** DIRECTIONS **
Skip the pictures and extract all of the lines exactly as written.

** DATASET EXTRACT **

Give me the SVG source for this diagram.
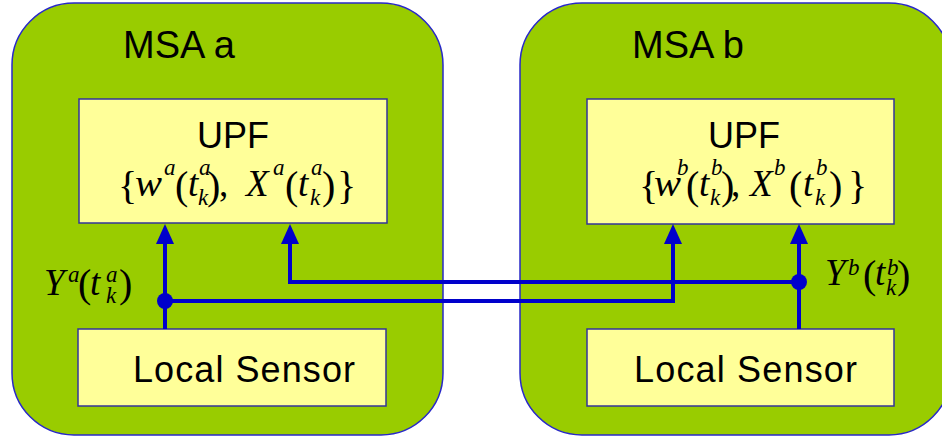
<svg xmlns="http://www.w3.org/2000/svg" width="942" height="438" viewBox="0 0 942 438">
  <style>
    .msa { fill: #99CC00; stroke: #2828C8; stroke-width: 1.5; }
    .blk { fill: #FFFF99; stroke: #33339A; stroke-width: 1.5; }
    .sans { font-family: "Liberation Sans", Arial, sans-serif; fill: #000; }
    .title { font-size: 38px; }
    .lbl { font-size: 36px; }
    .math { font-family: "Liberation Serif", "Times New Roman", serif; fill: #000; font-size: 37px; }
    .it { font-style: italic; }
    .fence { font-size: 40px; font-style: normal; }
    .s { font-size: 23px; font-style: italic; }
    .wire { fill: none; stroke: #0000CC; stroke-width: 4; }
    .dot { fill: #0000CC; }
  </style>
  <defs>
    <marker id="arrow" viewBox="0 0 20 18" refX="10" refY="9" markerWidth="20" markerHeight="18" markerUnits="userSpaceOnUse" orient="auto">
      <path d="M0,0 L20,9 L0,18 z" fill="#0000CC"/>
    </marker>
  </defs>

  <!-- agent a -->
  <g id="msa-a">
    <rect class="msa" x="12" y="3" width="431" height="432" rx="62" ry="62"/>
    <text class="sans title" x="123" y="58">MSA a</text>
  </g>
  <!-- agent b -->
  <g id="msa-b">
    <rect class="msa" x="520" y="3" width="431" height="432" rx="62" ry="62"/>
    <text class="sans title" x="632" y="58">MSA b</text>
  </g>

  <g id="upf-a">
    <rect class="blk" x="79" y="99" width="308" height="124"/>
    <text class="sans lbl" x="197" y="148">UPF</text>
    <text class="math">
      <tspan class="fence" x="118" y="199">{</tspan>
      <tspan class="it" x="135" y="196" textLength="27" lengthAdjust="spacingAndGlyphs">w</tspan>
      <tspan class="s" x="164" y="175">a</tspan>
      <tspan class="fence" x="175" y="199">(</tspan>
      <tspan class="it" x="188" y="196">t</tspan>
      <tspan class="s" x="199" y="175">a</tspan>
      <tspan class="s" x="198" y="205">k</tspan>
      <tspan class="fence" x="207" y="199">)</tspan>
      <tspan x="219" y="196">,</tspan>
      <tspan class="it" x="246" y="196">X</tspan>
      <tspan class="s" x="273" y="175">a</tspan>
      <tspan class="fence" x="285" y="199">(</tspan>
      <tspan class="it" x="298" y="196">t</tspan>
      <tspan class="s" x="311" y="175">a</tspan>
      <tspan class="s" x="310" y="205">k</tspan>
      <tspan class="fence" x="322" y="199">)</tspan>
      <tspan class="fence" x="337" y="199">}</tspan>
    </text>
  </g>

  <g id="upf-b">
    <rect class="blk" x="587" y="99" width="307" height="125"/>
    <text class="sans lbl" x="708" y="148">UPF</text>
    <text class="math">
      <tspan class="fence" x="639" y="199">{</tspan>
      <tspan class="it" x="654" y="196" textLength="27" lengthAdjust="spacingAndGlyphs">w</tspan>
      <tspan class="s" x="677" y="175">b</tspan>
      <tspan class="fence" x="686" y="199">(</tspan>
      <tspan class="it" x="699" y="196">t</tspan>
      <tspan class="s" x="711" y="175">b</tspan>
      <tspan class="s" x="710" y="205">k</tspan>
      <tspan class="fence" x="721" y="199">)</tspan>
      <tspan x="731" y="196">,</tspan>
      <tspan class="it" x="750" y="196">X</tspan>
      <tspan class="s" x="774" y="175">b</tspan>
      <tspan class="fence" x="789" y="199">(</tspan>
      <tspan class="it" x="803" y="196">t</tspan>
      <tspan class="s" x="816" y="175">b</tspan>
      <tspan class="s" x="815" y="205">k</tspan>
      <tspan class="fence" x="829" y="199">)</tspan>
      <tspan class="fence" x="848" y="199">}</tspan>
    </text>
  </g>

  <g id="sensor-a">
    <rect class="blk" x="78" y="329" width="308" height="77"/>
    <text class="sans lbl" x="133" y="382" textLength="222">Local Sensor</text>
  </g>
  <g id="sensor-b">
    <rect class="blk" x="587" y="329" width="307" height="77"/>
    <text class="sans lbl" x="634" y="382" textLength="223">Local Sensor</text>
  </g>

  <!-- measurement labels -->
  <g id="label-ya">
    <text class="math">
      <tspan class="it" x="44" y="295">Y</tspan>
      <tspan class="s" x="68" y="282">a</tspan>
      <tspan class="fence" x="78" y="297">(</tspan>
      <tspan class="it" x="90" y="295">t</tspan>
      <tspan class="s" x="106" y="282">a</tspan>
      <tspan class="s" x="106" y="303">k</tspan>
      <tspan class="fence" x="119" y="297">)</tspan>
    </text>
  </g>
  <g id="label-yb">
    <text class="math">
      <tspan class="it" x="825" y="285">Y</tspan>
      <tspan class="s" x="848" y="275">b</tspan>
      <tspan class="fence" x="863" y="288">(</tspan>
      <tspan class="it" x="875" y="285">t</tspan>
      <tspan class="s" x="887" y="275">b</tspan>
      <tspan class="s" x="886" y="295">k</tspan>
      <tspan class="fence" x="897" y="288">)</tspan>
    </text>
  </g>

  <!-- connectors -->
  <g id="connectors">
    <path class="wire" d="M165,329 V234" marker-end="url(#arrow)"/>
    <path class="wire" d="M165,301 H673 V234" marker-end="url(#arrow)"/>
    <path class="wire" d="M799,329 V234" marker-end="url(#arrow)"/>
    <path class="wire" d="M799,282 H290 V234" marker-end="url(#arrow)"/>
    <circle class="dot" cx="165" cy="301" r="8"/>
    <circle class="dot" cx="799" cy="282" r="8"/>
  </g>
</svg>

** FULL SOLUTION **
Give me the SVG source for this diagram.
<svg xmlns="http://www.w3.org/2000/svg" width="942" height="438" viewBox="0 0 942 438">
  <style>
    .msa { fill: #99CC00; stroke: #2828C8; stroke-width: 1.5; }
    .blk { fill: #FFFF99; stroke: #33339A; stroke-width: 1.5; }
    .sans { font-family: "Liberation Sans", Arial, sans-serif; fill: #000; }
    .title { font-size: 38px; }
    .lbl { font-size: 36px; }
    .math { font-family: "Liberation Serif", "Times New Roman", serif; fill: #000; font-size: 37px; }
    .it { font-style: italic; }
    .fence { font-size: 40px; font-style: normal; }
    .s { font-size: 23px; font-style: italic; }
    .wire { fill: none; stroke: #0000CC; stroke-width: 4; }
    .dot { fill: #0000CC; }
  </style>
  <defs>
    <marker id="arrow" viewBox="0 0 20 18" refX="10" refY="9" markerWidth="20" markerHeight="18" markerUnits="userSpaceOnUse" orient="auto">
      <path d="M0,0 L20,9 L0,18 z" fill="#0000CC"/>
    </marker>
  </defs>

  <!-- agent a -->
  <g id="msa-a">
    <rect class="msa" x="12" y="3" width="431" height="432" rx="62" ry="62"/>
    <text class="sans title" x="123" y="58">MSA a</text>
  </g>
  <!-- agent b -->
  <g id="msa-b">
    <rect class="msa" x="520" y="3" width="431" height="432" rx="62" ry="62"/>
    <text class="sans title" x="632" y="58">MSA b</text>
  </g>

  <g id="upf-a">
    <rect class="blk" x="79" y="99" width="308" height="124"/>
    <text class="sans lbl" x="197" y="148">UPF</text>
    <text class="math">
      <tspan class="fence" x="118" y="199">{</tspan>
      <tspan class="it" x="135" y="196" textLength="27" lengthAdjust="spacingAndGlyphs">w</tspan>
      <tspan class="s" x="164" y="175">a</tspan>
      <tspan class="fence" x="175" y="199">(</tspan>
      <tspan class="it" x="188" y="196">t</tspan>
      <tspan class="s" x="199" y="175">a</tspan>
      <tspan class="s" x="198" y="205">k</tspan>
      <tspan class="fence" x="207" y="199">)</tspan>
      <tspan x="219" y="196">,</tspan>
      <tspan class="it" x="246" y="196">X</tspan>
      <tspan class="s" x="273" y="175">a</tspan>
      <tspan class="fence" x="285" y="199">(</tspan>
      <tspan class="it" x="298" y="196">t</tspan>
      <tspan class="s" x="311" y="175">a</tspan>
      <tspan class="s" x="310" y="205">k</tspan>
      <tspan class="fence" x="322" y="199">)</tspan>
      <tspan class="fence" x="337" y="199">}</tspan>
    </text>
  </g>

  <g id="upf-b">
    <rect class="blk" x="587" y="99" width="307" height="125"/>
    <text class="sans lbl" x="708" y="148">UPF</text>
    <text class="math">
      <tspan class="fence" x="639" y="199">{</tspan>
      <tspan class="it" x="654" y="196" textLength="27" lengthAdjust="spacingAndGlyphs">w</tspan>
      <tspan class="s" x="677" y="175">b</tspan>
      <tspan class="fence" x="686" y="199">(</tspan>
      <tspan class="it" x="699" y="196">t</tspan>
      <tspan class="s" x="711" y="175">b</tspan>
      <tspan class="s" x="710" y="205">k</tspan>
      <tspan class="fence" x="721" y="199">)</tspan>
      <tspan x="731" y="196">,</tspan>
      <tspan class="it" x="750" y="196">X</tspan>
      <tspan class="s" x="774" y="175">b</tspan>
      <tspan class="fence" x="789" y="199">(</tspan>
      <tspan class="it" x="803" y="196">t</tspan>
      <tspan class="s" x="816" y="175">b</tspan>
      <tspan class="s" x="815" y="205">k</tspan>
      <tspan class="fence" x="829" y="199">)</tspan>
      <tspan class="fence" x="848" y="199">}</tspan>
    </text>
  </g>

  <g id="sensor-a">
    <rect class="blk" x="78" y="329" width="308" height="77"/>
    <text class="sans lbl" x="133" y="382" textLength="222">Local Sensor</text>
  </g>
  <g id="sensor-b">
    <rect class="blk" x="587" y="329" width="307" height="77"/>
    <text class="sans lbl" x="634" y="382" textLength="223">Local Sensor</text>
  </g>

  <!-- measurement labels -->
  <g id="label-ya">
    <text class="math">
      <tspan class="it" x="44" y="295">Y</tspan>
      <tspan class="s" x="68" y="282">a</tspan>
      <tspan class="fence" x="78" y="297">(</tspan>
      <tspan class="it" x="90" y="295">t</tspan>
      <tspan class="s" x="106" y="282">a</tspan>
      <tspan class="s" x="106" y="303">k</tspan>
      <tspan class="fence" x="119" y="297">)</tspan>
    </text>
  </g>
  <g id="label-yb">
    <text class="math">
      <tspan class="it" x="825" y="285">Y</tspan>
      <tspan class="s" x="848" y="275">b</tspan>
      <tspan class="fence" x="863" y="288">(</tspan>
      <tspan class="it" x="875" y="285">t</tspan>
      <tspan class="s" x="887" y="275">b</tspan>
      <tspan class="s" x="886" y="295">k</tspan>
      <tspan class="fence" x="897" y="288">)</tspan>
    </text>
  </g>

  <!-- connectors -->
  <g id="connectors">
    <path class="wire" d="M165,329 V234" marker-end="url(#arrow)"/>
    <path class="wire" d="M165,301 H673 V234" marker-end="url(#arrow)"/>
    <path class="wire" d="M799,329 V234" marker-end="url(#arrow)"/>
    <path class="wire" d="M799,282 H290 V234" marker-end="url(#arrow)"/>
    <circle class="dot" cx="165" cy="301" r="8"/>
    <circle class="dot" cx="799" cy="282" r="8"/>
  </g>
</svg>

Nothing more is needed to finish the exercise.